China and Japan must avoid falling into a "zero-sum game trap" and instead become cooperative partners, Chinese Foreign Minister Wang Yi said Wednesday amid rising economic and security tensions between the United States and China.

In a video message to a forum attended by experts on the Asian countries, Wang also apparently urged Japan, a close U.S. security ally, not to lend a hand to Washington's perceived attempt to decouple China from the global economy.

Chinese Foreign Minister Wang Yi (on screen) delivers a video message to a forum on Sino-Japanese relations, as pictured in Tokyo on Dec. 7, 2022. (Kyodo)

Emphasizing that the two nations are "forever neighbors," Beijing and Tokyo should be "vigilant for malicious disturbances" to "Sino-Japanese economic and trade relations," Wang said.

"We should treat each other with consideration and sincerity. We must not get involved in a confrontation between camps, nor caught in a zero-sum game trap," Wang said in the almost-eight-minute message.

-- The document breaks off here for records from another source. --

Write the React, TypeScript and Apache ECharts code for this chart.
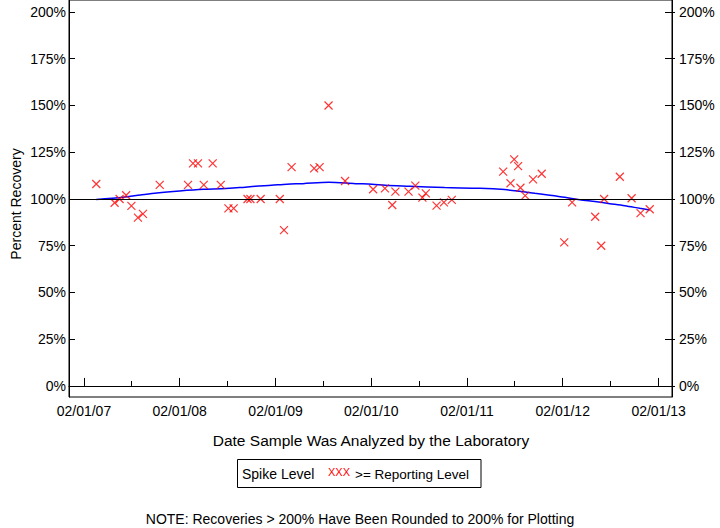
import React, { useEffect, useRef } from "react";
import * as echarts from "echarts";

// ---- Data ----
const sampleDates: string[] = [
  "2007-03-20", "2007-05-29", "2007-06-17", "2007-07-12", "2007-08-01", "2007-08-26",
  "2007-09-14", "2007-11-17", "2008-03-04", "2008-03-23", "2008-04-11", "2008-05-03",
  "2008-06-06", "2008-07-07", "2008-08-05", "2008-08-25", "2008-10-17", "2008-10-28",
  "2008-12-06", "2009-02-17", "2009-03-05", "2009-04-03", "2009-06-28", "2009-07-19",
  "2009-08-22", "2009-10-24", "2010-02-08", "2010-03-25", "2010-04-22", "2010-05-04",
  "2010-06-23", "2010-07-19", "2010-08-15", "2010-08-28", "2010-10-08", "2010-11-05",
  "2010-12-05", "2011-06-19", "2011-07-31", "2011-07-17", "2011-08-15", "2011-08-24",
  "2011-09-11", "2011-10-11", "2011-11-13", "2012-02-07", "2012-03-08", "2012-06-04",
  "2012-07-08", "2012-06-27", "2012-09-06", "2012-10-21", "2012-11-24", "2012-12-29",
];
const recoveries: number[] = [
  108, 98, 100, 102, 96.3, 90,
  92, 107.5, 107.5, 119, 119, 107.5,
  119, 107.5, 95, 95, 100, 100,
  100, 100, 83.3, 117, 116.4, 117,
  150, 109.6, 105.2, 105.7, 96.8, 103.9,
  103.9, 107.1, 100.7, 103, 96.4, 98.2,
  99.5, 114.6, 121.2, 108.4, 117.6, 106,
  101.8, 110.5, 113.5, 76.8, 98.2, 90.5,
  100, 75, 111.9, 100.4, 92.4, 94.5,
];

const trendDates: string[] = [
  "2007-03-20", "2007-06-30", "2007-09-04", "2007-11-06", "2008-02-01", "2008-05-02",
  "2008-07-09", "2008-09-17", "2008-11-16", "2009-01-16", "2009-03-16", "2009-05-16",
  "2009-08-23", "2009-12-02", "2010-02-04", "2010-03-26", "2010-06-28", "2010-11-08",
  "2011-03-22", "2011-06-25", "2011-08-21", "2011-10-18", "2011-12-14", "2012-02-09",
  "2012-04-06", "2012-06-03", "2012-07-30", "2012-09-25", "2012-11-21", "2012-12-29",
];
const trendValues: number[] = [
  99.7, 100.9, 102.1, 103.2, 104.3, 105.2,
  105.5, 106.1, 106.8, 107.3, 107.9, 108.2,
  108.9, 108.2, 107.9, 107.3, 106.8, 106.1,
  105.7, 105.0, 104.1, 103.0, 102.0, 100.9,
  99.6, 98.6, 97.5, 96.4, 95.0, 94.1,
];

const majorTickDates: string[] = [
  "2007-02-01", "2008-02-01", "2009-02-01", "2010-02-01", "2011-02-01", "2012-02-01", "2013-02-01",
];
const minorTickDates: string[] = [
  "2007-08-02", "2008-08-02", "2009-08-02", "2010-08-02", "2011-08-02", "2012-08-02",
];
const yTicks: number[] = [0, 25, 50, 75, 100, 125, 150, 175, 200];

const X_MIN = "2006-12-06";
const X_MAX = "2013-03-24";
const Y_MIN = -5.9;
const Y_MAX = 206.4;

const FONT = "'Liberation Sans', Arial, sans-serif";

const toTs = (s: string) => {
  const [y, m, d] = s.split("-").map(Number);
  return Date.UTC(y, m - 1, d);
};
const pad = (n: number) => (n < 10 ? "0" + n : "" + n);
const fmtDate = (v: number) => {
  const d = new Date(v);
  return `${pad(d.getUTCMonth() + 1)}/${pad(d.getUTCDate())}/${pad(d.getUTCFullYear() % 100)}`;
};

export default function App() {
  const ref = useRef<HTMLDivElement>(null);

  useEffect(() => {
    if (!ref.current) return;
    const chart = echarts.init(ref.current, null, { renderer: "svg" });

    const scatterData = sampleDates.map((d, i) => [toTs(d), recoveries[i]]);
    const trendData = trendDates.map((d, i) => [toTs(d), trendValues[i]]);
    const xMin = toTs(X_MIN);
    const xMax = toTs(X_MAX);
    const majors = majorTickDates.map(toTs);
    const minors = minorTickDates.map(toTs);

    const yBase = {
      type: "value",
      min: Y_MIN,
      max: Y_MAX,
      splitLine: { show: false },
    };

    chart.setOption({
      animation: false,
      backgroundColor: "#ffffff",
      textStyle: { fontFamily: FONT },
      grid: {
        left: 69,
        right: 48,
        top: 0,
        bottom: 131,
        show: true,
        borderColor: "#000",
        borderWidth: 1,
        outerBoundsMode: "none",
        containLabel: false,
      },
      xAxis: [
        {
          type: "value",
          min: xMin,
          max: xMax,
          position: "bottom",
          splitLine: { show: false },
          axisLine: { show: true, lineStyle: { color: "#000", width: 1 } },
          axisTick: {
            show: true,
            inside: true,
            length: 8,
            customValues: majors,
            lineStyle: { color: "#000" },
          },
          axisLabel: {
            show: true,
            customValues: majors,
            formatter: (v: number) => fmtDate(v),
            color: "#000",
            fontSize: 14,
            fontFamily: FONT,
            margin: 7,
          },
        },
        {
          type: "value",
          min: xMin,
          max: xMax,
          position: "bottom",
          splitLine: { show: false },
          axisLine: { show: false },
          axisTick: {
            show: true,
            inside: true,
            length: 5,
            customValues: minors,
            lineStyle: { color: "#000" },
          },
          axisLabel: { show: false },
        },
      ],
      yAxis: [
        {
          ...yBase,
          position: "left",
          axisLine: { show: true, lineStyle: { color: "#000", width: 1 } },
          axisTick: {
            show: true,
            inside: true,
            length: 6,
            customValues: yTicks,
            lineStyle: { color: "#000" },
          },
          axisLabel: {
            customValues: yTicks,
            formatter: "{value}%",
            color: "#000",
            fontSize: 14,
            fontFamily: FONT,
            margin: 3,
          },
        },
        {
          ...yBase,
          position: "right",
          axisLine: { show: true, lineStyle: { color: "#000", width: 1 } },
          axisTick: {
            show: true,
            inside: true,
            length: 7,
            customValues: yTicks,
            lineStyle: { color: "#000" },
          },
          axisLabel: {
            customValues: yTicks,
            formatter: "{value}%",
            color: "#000",
            fontSize: 14,
            fontFamily: FONT,
            margin: 7,
          },
        },
        {
          ...yBase,
          position: "right",
          axisLine: { show: false },
          axisTick: {
            show: true,
            inside: false,
            length: 3,
            customValues: yTicks,
            lineStyle: { color: "#000" },
          },
          axisLabel: { show: false },
        },
      ],
      series: [
        {
          type: "line",
          xAxisIndex: 0,
          yAxisIndex: 0,
          data: trendData,
          smooth: 0.3,
          showSymbol: false,
          symbol: "none",
          lineStyle: { color: "#0000ff", width: 1.5 },
          silent: true,
          z: 3,
          markLine: {
            silent: true,
            symbol: "none",
            label: { show: false },
            lineStyle: { color: "#000", type: "solid", width: 1.2 },
            data: [{ yAxis: 100 }],
          },
        },
        {
          type: "scatter",
          xAxisIndex: 0,
          yAxisIndex: 0,
          data: scatterData,
          symbol: "path://M0,0L10,10M10,0L0,10",
          symbolSize: 8,
          itemStyle: {
            color: "rgba(0,0,0,0)",
            borderColor: "#ff0000",
            borderWidth: 1.2,
          },
          z: 4,
        },
      ],
      graphic: [
        {
          type: "text",
          x: 16,
          y: 204,
          rotation: Math.PI / 2,
          style: {
            text: "Percent Recovery",
            fill: "#000",
            font: `14px ${FONT}`,
            textAlign: "center",
            textVerticalAlign: "middle",
          },
        },
        {
          type: "text",
          x: 371,
          y: 440,
          style: {
            text: "Date Sample Was Analyzed by the Laboratory",
            fill: "#000",
            font: `15.5px ${FONT}`,
            textAlign: "center",
            textVerticalAlign: "middle",
          },
        },
        {
          type: "rect",
          shape: { x: 237.5, y: 459.5, width: 243.5, height: 28 },
          style: { fill: "#fff", stroke: "#000", lineWidth: 1 },
        },
        {
          type: "text",
          x: 242,
          y: 474,
          style: {
            text: "Spike Level",
            fill: "#000",
            font: `14px ${FONT}`,
            textAlign: "left",
            textVerticalAlign: "middle",
          },
        },
        {
          type: "text",
          x: 328,
          y: 472,
          style: {
            text: "XXX",
            fill: "#ff0000",
            font: `11px ${FONT}`,
            textAlign: "left",
            textVerticalAlign: "middle",
          },
        },
        {
          type: "text",
          x: 355,
          y: 474,
          style: {
            text: ">= Reporting Level",
            fill: "#000",
            font: `13.5px ${FONT}`,
            textAlign: "left",
            textVerticalAlign: "middle",
          },
        },
        {
          type: "text",
          x: 360,
          y: 519,
          style: {
            text: "NOTE: Recoveries > 200% Have Been Rounded to 200% for Plotting",
            fill: "#000",
            font: `14px ${FONT}`,
            textAlign: "center",
            textVerticalAlign: "middle",
          },
        },
      ],
    });

    return () => chart.dispose();
  }, []);

  return (
    <div
      ref={ref}
      style={{ position: "fixed", left: 0, top: 0, width: 720, height: 528, background: "#fff" }}
    />
  );
}
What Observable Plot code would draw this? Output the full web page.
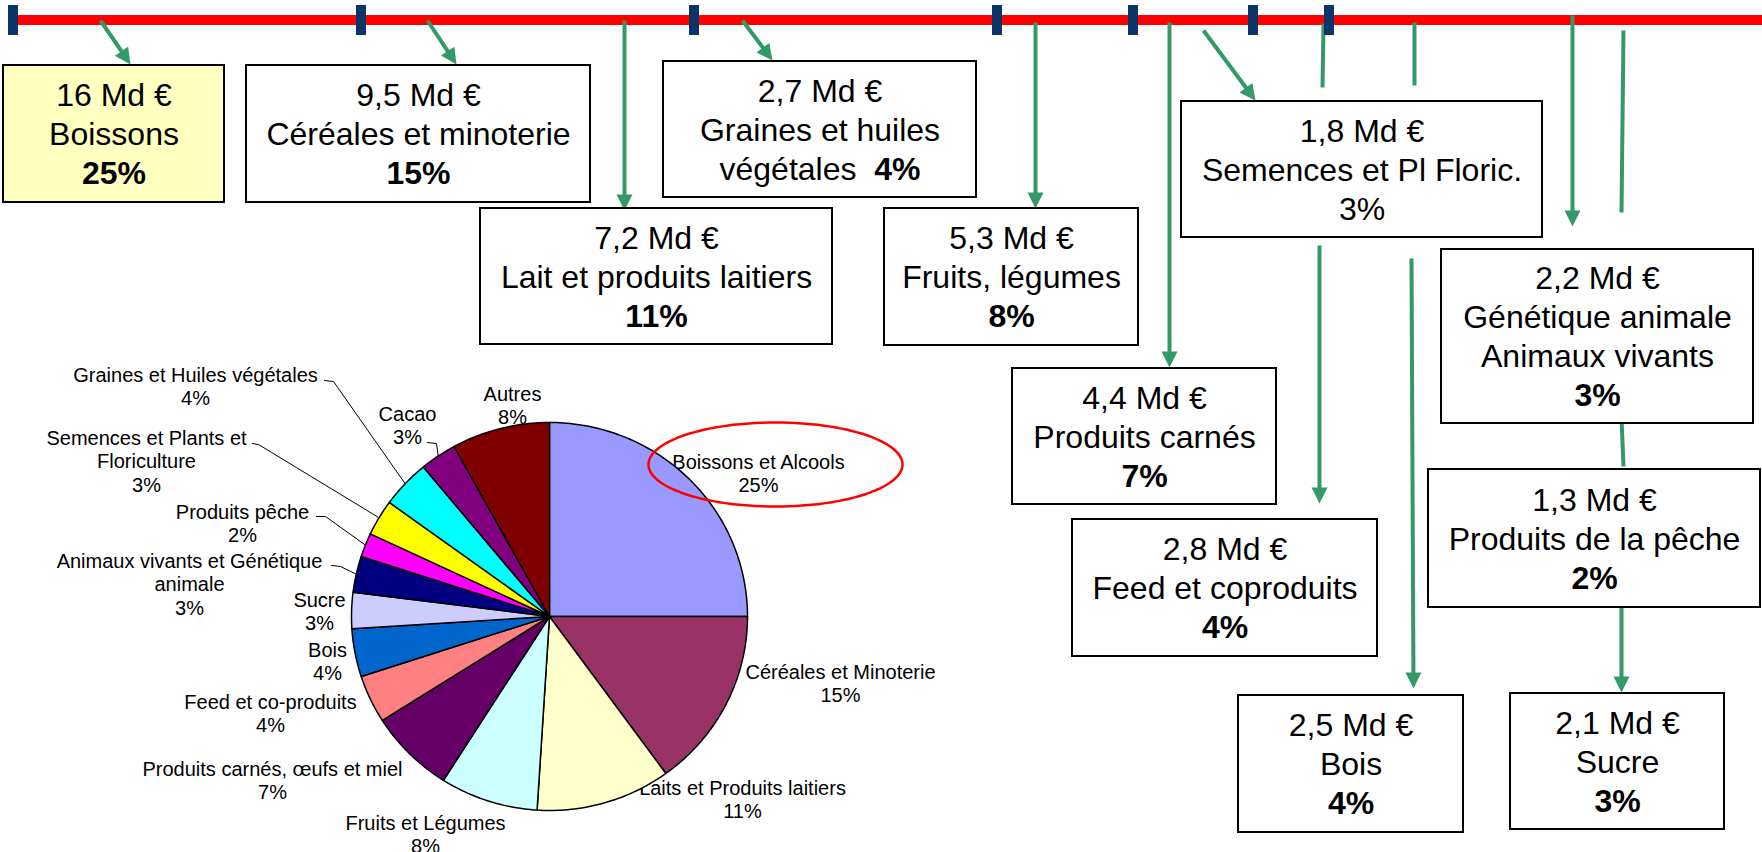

On Wednesday, Japanese Foreign Minister Yoshimasa Hayashi also sent a video message to the two-day symposium, organized by Japanese nonprofit think tank Genron NPO and the China International Communications Group.

For two years through 2021, the annual forum, which had started in 2005, took place online against the backdrop of the COVID-19 pandemic that began in early 2020.